START

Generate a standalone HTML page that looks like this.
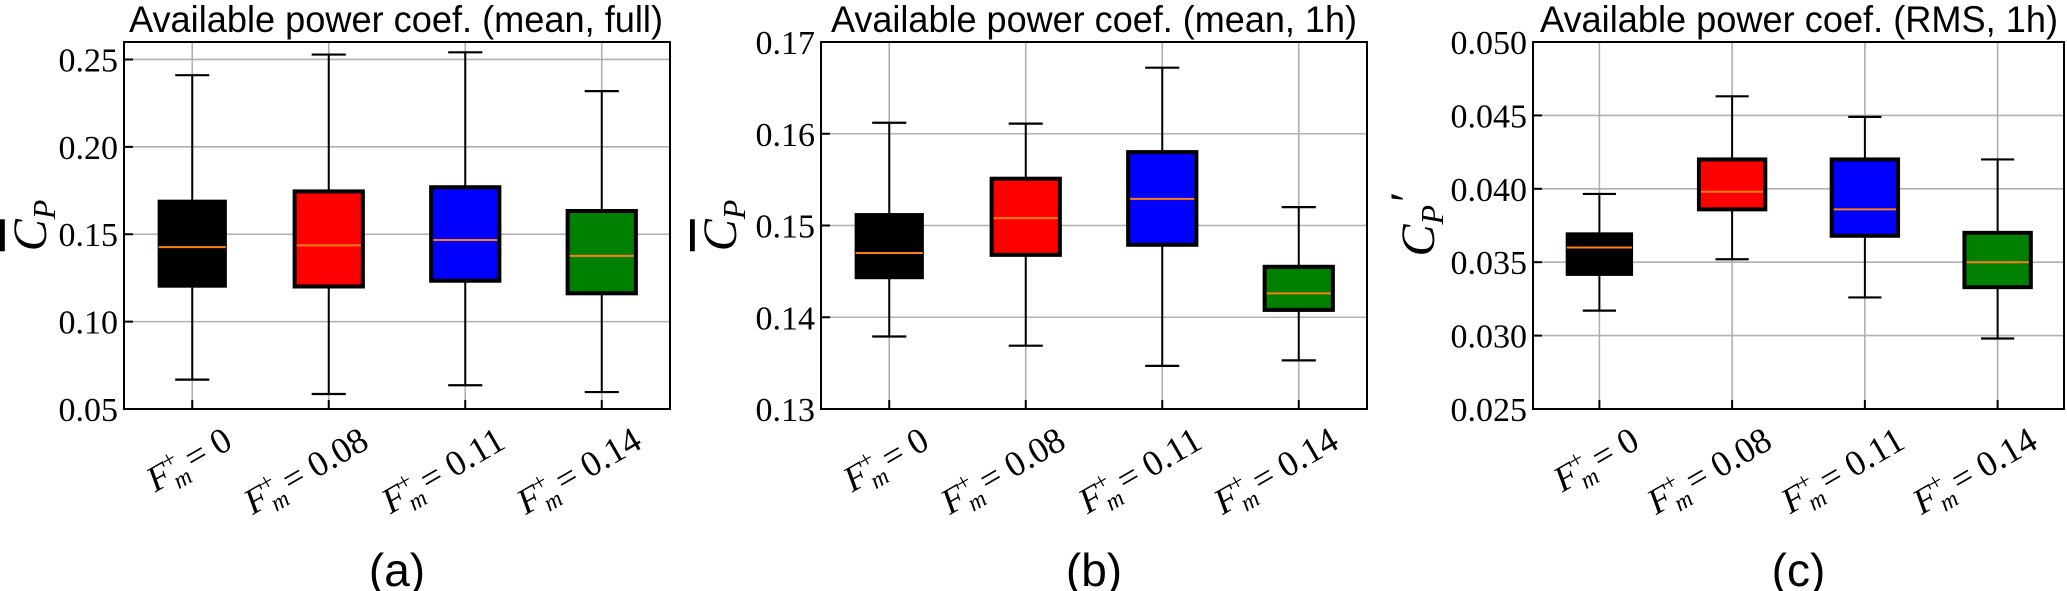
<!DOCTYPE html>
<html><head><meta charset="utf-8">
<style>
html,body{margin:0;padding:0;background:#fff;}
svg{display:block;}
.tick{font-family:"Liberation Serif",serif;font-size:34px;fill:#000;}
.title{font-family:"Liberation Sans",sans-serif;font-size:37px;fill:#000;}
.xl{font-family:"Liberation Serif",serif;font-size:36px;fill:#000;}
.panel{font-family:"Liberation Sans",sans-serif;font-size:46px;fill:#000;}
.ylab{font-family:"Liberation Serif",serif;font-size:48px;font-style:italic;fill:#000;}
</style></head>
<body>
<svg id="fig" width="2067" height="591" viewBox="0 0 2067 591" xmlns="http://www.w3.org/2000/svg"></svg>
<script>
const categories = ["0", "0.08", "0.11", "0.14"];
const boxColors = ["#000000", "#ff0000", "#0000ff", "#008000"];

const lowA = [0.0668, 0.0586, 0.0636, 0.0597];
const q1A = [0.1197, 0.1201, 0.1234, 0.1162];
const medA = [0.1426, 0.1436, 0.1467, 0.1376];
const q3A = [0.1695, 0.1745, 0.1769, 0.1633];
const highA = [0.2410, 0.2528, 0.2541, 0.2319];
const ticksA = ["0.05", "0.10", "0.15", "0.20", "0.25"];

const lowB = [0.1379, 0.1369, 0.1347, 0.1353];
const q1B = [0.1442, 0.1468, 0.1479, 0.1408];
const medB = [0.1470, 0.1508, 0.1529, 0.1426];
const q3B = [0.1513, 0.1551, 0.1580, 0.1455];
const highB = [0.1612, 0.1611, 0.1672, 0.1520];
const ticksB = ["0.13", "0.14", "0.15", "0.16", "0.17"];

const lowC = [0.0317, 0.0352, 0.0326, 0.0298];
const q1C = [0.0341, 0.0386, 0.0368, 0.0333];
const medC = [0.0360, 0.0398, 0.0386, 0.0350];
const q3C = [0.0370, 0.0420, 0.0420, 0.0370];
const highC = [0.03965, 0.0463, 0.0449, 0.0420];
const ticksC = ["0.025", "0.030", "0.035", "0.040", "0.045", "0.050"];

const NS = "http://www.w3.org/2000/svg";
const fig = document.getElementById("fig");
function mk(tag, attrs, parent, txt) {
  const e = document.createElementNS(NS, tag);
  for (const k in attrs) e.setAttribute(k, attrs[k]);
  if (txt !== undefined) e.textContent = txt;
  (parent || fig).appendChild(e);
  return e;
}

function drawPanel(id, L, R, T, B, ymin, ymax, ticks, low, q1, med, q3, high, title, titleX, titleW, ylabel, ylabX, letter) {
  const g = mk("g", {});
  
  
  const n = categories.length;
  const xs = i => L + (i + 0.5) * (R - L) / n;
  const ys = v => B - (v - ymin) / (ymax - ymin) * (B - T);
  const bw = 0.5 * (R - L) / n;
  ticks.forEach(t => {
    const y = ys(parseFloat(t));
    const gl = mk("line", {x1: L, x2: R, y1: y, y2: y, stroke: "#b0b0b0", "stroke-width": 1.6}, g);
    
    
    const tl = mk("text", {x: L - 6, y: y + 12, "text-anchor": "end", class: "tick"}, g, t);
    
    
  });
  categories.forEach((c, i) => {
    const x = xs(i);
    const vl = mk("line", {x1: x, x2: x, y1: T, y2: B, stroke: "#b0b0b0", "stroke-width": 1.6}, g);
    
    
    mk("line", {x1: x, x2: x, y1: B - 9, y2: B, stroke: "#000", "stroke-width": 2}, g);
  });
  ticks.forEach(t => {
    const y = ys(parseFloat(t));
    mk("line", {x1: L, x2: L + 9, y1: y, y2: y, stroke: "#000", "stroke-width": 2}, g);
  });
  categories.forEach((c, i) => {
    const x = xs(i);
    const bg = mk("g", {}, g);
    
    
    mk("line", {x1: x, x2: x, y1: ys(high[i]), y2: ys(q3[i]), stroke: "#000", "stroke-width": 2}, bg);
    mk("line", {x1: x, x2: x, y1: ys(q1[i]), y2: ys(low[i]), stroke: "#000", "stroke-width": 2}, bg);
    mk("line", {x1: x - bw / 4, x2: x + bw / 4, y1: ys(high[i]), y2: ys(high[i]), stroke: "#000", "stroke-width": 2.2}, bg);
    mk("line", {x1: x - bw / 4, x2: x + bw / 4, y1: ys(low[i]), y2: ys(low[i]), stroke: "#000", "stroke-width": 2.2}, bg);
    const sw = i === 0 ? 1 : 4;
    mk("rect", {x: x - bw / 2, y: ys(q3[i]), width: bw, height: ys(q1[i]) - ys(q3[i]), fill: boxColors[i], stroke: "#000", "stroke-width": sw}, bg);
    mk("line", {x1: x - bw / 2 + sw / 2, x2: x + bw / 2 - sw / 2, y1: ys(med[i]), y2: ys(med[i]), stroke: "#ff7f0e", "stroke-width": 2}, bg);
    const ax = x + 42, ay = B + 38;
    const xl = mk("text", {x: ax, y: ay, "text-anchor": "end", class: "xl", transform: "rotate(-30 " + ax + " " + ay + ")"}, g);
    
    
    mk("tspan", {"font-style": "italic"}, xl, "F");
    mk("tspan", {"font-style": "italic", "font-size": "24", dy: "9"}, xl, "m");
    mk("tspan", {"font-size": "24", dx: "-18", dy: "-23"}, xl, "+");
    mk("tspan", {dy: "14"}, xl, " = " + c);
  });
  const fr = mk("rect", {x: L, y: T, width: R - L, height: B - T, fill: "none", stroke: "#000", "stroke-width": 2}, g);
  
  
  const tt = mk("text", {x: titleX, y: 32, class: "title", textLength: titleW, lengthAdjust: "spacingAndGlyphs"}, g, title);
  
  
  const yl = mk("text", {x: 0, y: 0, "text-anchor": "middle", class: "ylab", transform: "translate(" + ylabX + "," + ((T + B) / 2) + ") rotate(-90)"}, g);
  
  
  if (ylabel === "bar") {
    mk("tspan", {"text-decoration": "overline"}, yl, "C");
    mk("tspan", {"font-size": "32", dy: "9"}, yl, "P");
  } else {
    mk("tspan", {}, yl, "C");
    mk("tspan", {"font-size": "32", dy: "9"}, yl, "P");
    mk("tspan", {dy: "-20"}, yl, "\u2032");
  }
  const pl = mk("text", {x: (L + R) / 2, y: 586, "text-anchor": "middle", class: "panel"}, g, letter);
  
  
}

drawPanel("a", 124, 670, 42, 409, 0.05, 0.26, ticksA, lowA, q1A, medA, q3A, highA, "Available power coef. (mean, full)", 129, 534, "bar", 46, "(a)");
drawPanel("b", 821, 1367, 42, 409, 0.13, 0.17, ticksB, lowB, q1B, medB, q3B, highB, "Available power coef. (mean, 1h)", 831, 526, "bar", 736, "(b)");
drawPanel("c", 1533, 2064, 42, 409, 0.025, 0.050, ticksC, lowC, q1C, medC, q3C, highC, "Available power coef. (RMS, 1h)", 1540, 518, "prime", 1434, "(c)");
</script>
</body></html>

END

▸ Objective
Write out each line of the data exactly; the images should be left out.

▸ Final answer
Generate a standalone HTML page that looks like this.
<!DOCTYPE html>
<html><head><meta charset="utf-8">
<style>
html,body{margin:0;padding:0;background:#fff;}
svg{display:block;}
.tick{font-family:"Liberation Serif",serif;font-size:34px;fill:#000;}
.title{font-family:"Liberation Sans",sans-serif;font-size:37px;fill:#000;}
.xl{font-family:"Liberation Serif",serif;font-size:36px;fill:#000;}
.panel{font-family:"Liberation Sans",sans-serif;font-size:46px;fill:#000;}
.ylab{font-family:"Liberation Serif",serif;font-size:48px;font-style:italic;fill:#000;}
</style></head>
<body>
<svg id="fig" width="2067" height="591" viewBox="0 0 2067 591" xmlns="http://www.w3.org/2000/svg"></svg>
<script>
const categories = ["0", "0.08", "0.11", "0.14"];
const boxColors = ["#000000", "#ff0000", "#0000ff", "#008000"];

const lowA = [0.0668, 0.0586, 0.0636, 0.0597];
const q1A = [0.1197, 0.1201, 0.1234, 0.1162];
const medA = [0.1426, 0.1436, 0.1467, 0.1376];
const q3A = [0.1695, 0.1745, 0.1769, 0.1633];
const highA = [0.2410, 0.2528, 0.2541, 0.2319];
const ticksA = ["0.05", "0.10", "0.15", "0.20", "0.25"];

const lowB = [0.1379, 0.1369, 0.1347, 0.1353];
const q1B = [0.1442, 0.1468, 0.1479, 0.1408];
const medB = [0.1470, 0.1508, 0.1529, 0.1426];
const q3B = [0.1513, 0.1551, 0.1580, 0.1455];
const highB = [0.1612, 0.1611, 0.1672, 0.1520];
const ticksB = ["0.13", "0.14", "0.15", "0.16", "0.17"];

const lowC = [0.0317, 0.0352, 0.0326, 0.0298];
const q1C = [0.0341, 0.0386, 0.0368, 0.0333];
const medC = [0.0360, 0.0398, 0.0386, 0.0350];
const q3C = [0.0370, 0.0420, 0.0420, 0.0370];
const highC = [0.03965, 0.0463, 0.0449, 0.0420];
const ticksC = ["0.025", "0.030", "0.035", "0.040", "0.045", "0.050"];

const NS = "http://www.w3.org/2000/svg";
const fig = document.getElementById("fig");
function mk(tag, attrs, parent, txt) {
  const e = document.createElementNS(NS, tag);
  for (const k in attrs) e.setAttribute(k, attrs[k]);
  if (txt !== undefined) e.textContent = txt;
  (parent || fig).appendChild(e);
  return e;
}

function drawPanel(id, L, R, T, B, ymin, ymax, ticks, low, q1, med, q3, high, title, titleX, titleW, ylabel, ylabX, letter) {
  const g = mk("g", {});
  
  
  const n = categories.length;
  const xs = i => L + (i + 0.5) * (R - L) / n;
  const ys = v => B - (v - ymin) / (ymax - ymin) * (B - T);
  const bw = 0.5 * (R - L) / n;
  ticks.forEach(t => {
    const y = ys(parseFloat(t));
    const gl = mk("line", {x1: L, x2: R, y1: y, y2: y, stroke: "#b0b0b0", "stroke-width": 1.6}, g);
    
    
    const tl = mk("text", {x: L - 6, y: y + 12, "text-anchor": "end", class: "tick"}, g, t);
    
    
  });
  categories.forEach((c, i) => {
    const x = xs(i);
    const vl = mk("line", {x1: x, x2: x, y1: T, y2: B, stroke: "#b0b0b0", "stroke-width": 1.6}, g);
    
    
    mk("line", {x1: x, x2: x, y1: B - 9, y2: B, stroke: "#000", "stroke-width": 2}, g);
  });
  ticks.forEach(t => {
    const y = ys(parseFloat(t));
    mk("line", {x1: L, x2: L + 9, y1: y, y2: y, stroke: "#000", "stroke-width": 2}, g);
  });
  categories.forEach((c, i) => {
    const x = xs(i);
    const bg = mk("g", {}, g);
    
    
    mk("line", {x1: x, x2: x, y1: ys(high[i]), y2: ys(q3[i]), stroke: "#000", "stroke-width": 2}, bg);
    mk("line", {x1: x, x2: x, y1: ys(q1[i]), y2: ys(low[i]), stroke: "#000", "stroke-width": 2}, bg);
    mk("line", {x1: x - bw / 4, x2: x + bw / 4, y1: ys(high[i]), y2: ys(high[i]), stroke: "#000", "stroke-width": 2.2}, bg);
    mk("line", {x1: x - bw / 4, x2: x + bw / 4, y1: ys(low[i]), y2: ys(low[i]), stroke: "#000", "stroke-width": 2.2}, bg);
    const sw = i === 0 ? 1 : 4;
    mk("rect", {x: x - bw / 2, y: ys(q3[i]), width: bw, height: ys(q1[i]) - ys(q3[i]), fill: boxColors[i], stroke: "#000", "stroke-width": sw}, bg);
    mk("line", {x1: x - bw / 2 + sw / 2, x2: x + bw / 2 - sw / 2, y1: ys(med[i]), y2: ys(med[i]), stroke: "#ff7f0e", "stroke-width": 2}, bg);
    const ax = x + 42, ay = B + 38;
    const xl = mk("text", {x: ax, y: ay, "text-anchor": "end", class: "xl", transform: "rotate(-30 " + ax + " " + ay + ")"}, g);
    
    
    mk("tspan", {"font-style": "italic"}, xl, "F");
    mk("tspan", {"font-style": "italic", "font-size": "24", dy: "9"}, xl, "m");
    mk("tspan", {"font-size": "24", dx: "-18", dy: "-23"}, xl, "+");
    mk("tspan", {dy: "14"}, xl, " = " + c);
  });
  const fr = mk("rect", {x: L, y: T, width: R - L, height: B - T, fill: "none", stroke: "#000", "stroke-width": 2}, g);
  
  
  const tt = mk("text", {x: titleX, y: 32, class: "title", textLength: titleW, lengthAdjust: "spacingAndGlyphs"}, g, title);
  
  
  const yl = mk("text", {x: 0, y: 0, "text-anchor": "middle", class: "ylab", transform: "translate(" + ylabX + "," + ((T + B) / 2) + ") rotate(-90)"}, g);
  
  
  if (ylabel === "bar") {
    mk("tspan", {"text-decoration": "overline"}, yl, "C");
    mk("tspan", {"font-size": "32", dy: "9"}, yl, "P");
  } else {
    mk("tspan", {}, yl, "C");
    mk("tspan", {"font-size": "32", dy: "9"}, yl, "P");
    mk("tspan", {dy: "-20"}, yl, "\u2032");
  }
  const pl = mk("text", {x: (L + R) / 2, y: 586, "text-anchor": "middle", class: "panel"}, g, letter);
  
  
}

drawPanel("a", 124, 670, 42, 409, 0.05, 0.26, ticksA, lowA, q1A, medA, q3A, highA, "Available power coef. (mean, full)", 129, 534, "bar", 46, "(a)");
drawPanel("b", 821, 1367, 42, 409, 0.13, 0.17, ticksB, lowB, q1B, medB, q3B, highB, "Available power coef. (mean, 1h)", 831, 526, "bar", 736, "(b)");
drawPanel("c", 1533, 2064, 42, 409, 0.025, 0.050, ticksC, lowC, q1C, medC, q3C, highC, "Available power coef. (RMS, 1h)", 1540, 518, "prime", 1434, "(c)");
</script>
</body></html>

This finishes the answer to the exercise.